The Yugoslav Drama Theatre (YDT) was founded in 1947 with the aim of attracting the cream of the dramatic talent from all over the FNRY, and of being the Yugoslav counterpart to the Moscow Art Theatre in terms of style and aesthetic quality. Supported by politicians and leading cultural figures, director Bojan Stupica selected the most notable artists from all the theatrical centres of Yugoslavia. The first premiere was held on April 3rd 1948. Bojan Stupica put on ‘The King of Betainov’ by Ivan Cankar.
The concept for the theatre laid down by politicians was only partially adhered to, whilst from the very beginning in its practical work artistic freedom was championed and the aesthetic credibility of directors and actors was supported. The managers of the Yugoslav Drama Theatre always belonged to the circle of the most notable and most competent of those working in the theatre, regardless of whether they came from the ranks of critics (Velibor Gligoric, Milutin Micic, Petar Volk), dramatists (Jovan Cirilov) or directors (Miroslav Belovic, Bojan Stupica). When creating the repertoire, managers of the YDT initially favoured great world and national classics, but over the course of the 50s they gradually introduced works from contemporary world and national dramaturgy.
Directors at the Yugoslav Drama Theatre always stood out for their new and inventive interpretations of the classics of world and national dramaturgy, through which they were changing the notion of theatre in our country.

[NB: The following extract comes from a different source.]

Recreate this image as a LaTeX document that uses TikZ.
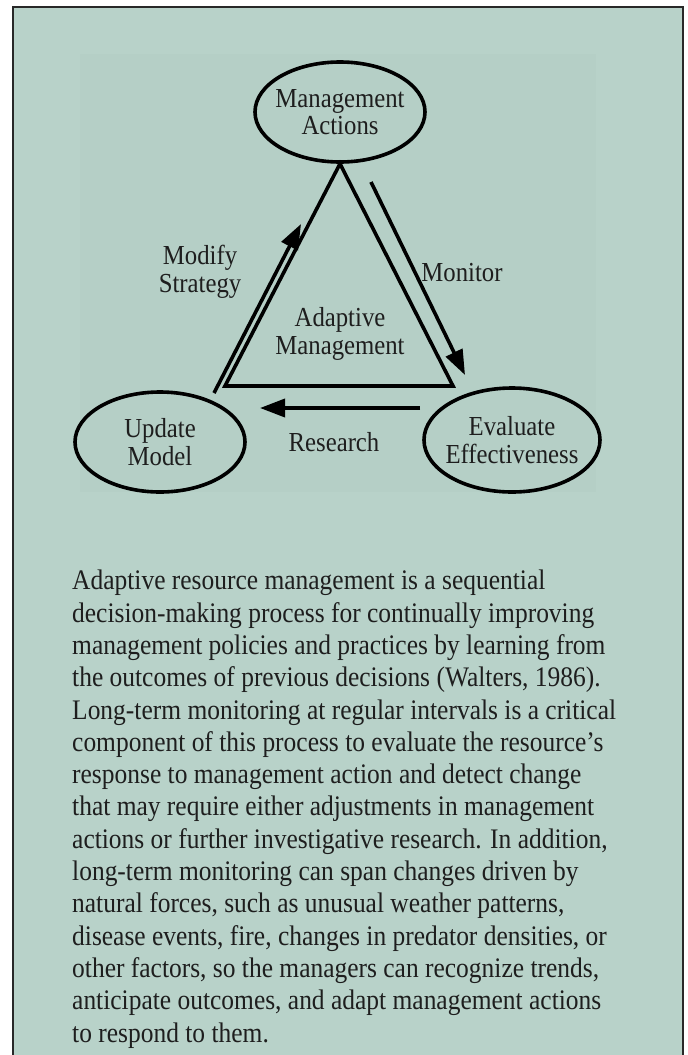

One can recall Bojan Stupica’s interpretation of ‘Dundo Maroje’ by Marin Drzic and ‘Fisherman’s Quarrel’ by Carlo Goldoni and Mate Milosevic’s direction of ‘Yegor Bulychov’ by Maksim Gorky and ‘Grieving Family’ by Branislav Nusic. There was also Miroslav Belovic’s direction of ‘The Boastful Soldier’ by Plaut and ‘Dundo Maroje’ by Marin Drzic, and then Dejan Mijac’s direction of ‘High Sea’ by Branislav Nusic, ‘Patriots’ by Jovan Sterija Popovic and ‘Le Misanthrope’, ‘Hamlet’ directed by Stevo Zigon, and ‘The Theatre of Illusions’ by Pierre Cornier directed by Slobodan Unkovski. The stage of the Yugoslav Drama Theatre was the place where leading directors from all over Yugoslavia tested their skills: Branko Gavela, Paolo Madeli, Slobodan Unkovski, Haris Pasovic, etc., as well as numerous foreign directors: Jezi Jarocki, Georgij Aleksandrovic – Tovstonogov, Karlos Medina, Vitalij Dvorcin…
Even at a time of great social turmoil, the Yugoslav Drama Theatre welcomed significant works by contemporary writers from all over Yugoslavia. The following authors and their works were promoted at the YDT: Dobrica Cosic – ‘Discoveries’, Jovan Hristic -’Clean hands’ and ‘Savaranola and his friends’, Velimir Lukic – ‘Innocent Anabella’s affair’, Slobodan Schneider – ‘Croatian Faustus’, Dusan Kovacevic ‘Balkan Spy’, Dejan Bukovski – ‘Powder Keg’, Biljana Srbljanovic -’Belgrade trilogy’. Our performances of their plays were enacted at the Bonner Bienale, the starting poing of their European recognition.
An unavoidable part of the history of the YDT is also the story of the great actors who performed on this stage.The reputation and success of the Yugoslav Drama Theatre was acknowledged at numerous international and domestic festivals and on guest performances. The Yugoslav Drama Theatre toured not only around Yugoslavia but around the whole of Europe as well, and in doing so it confirmed its international and European dimensions.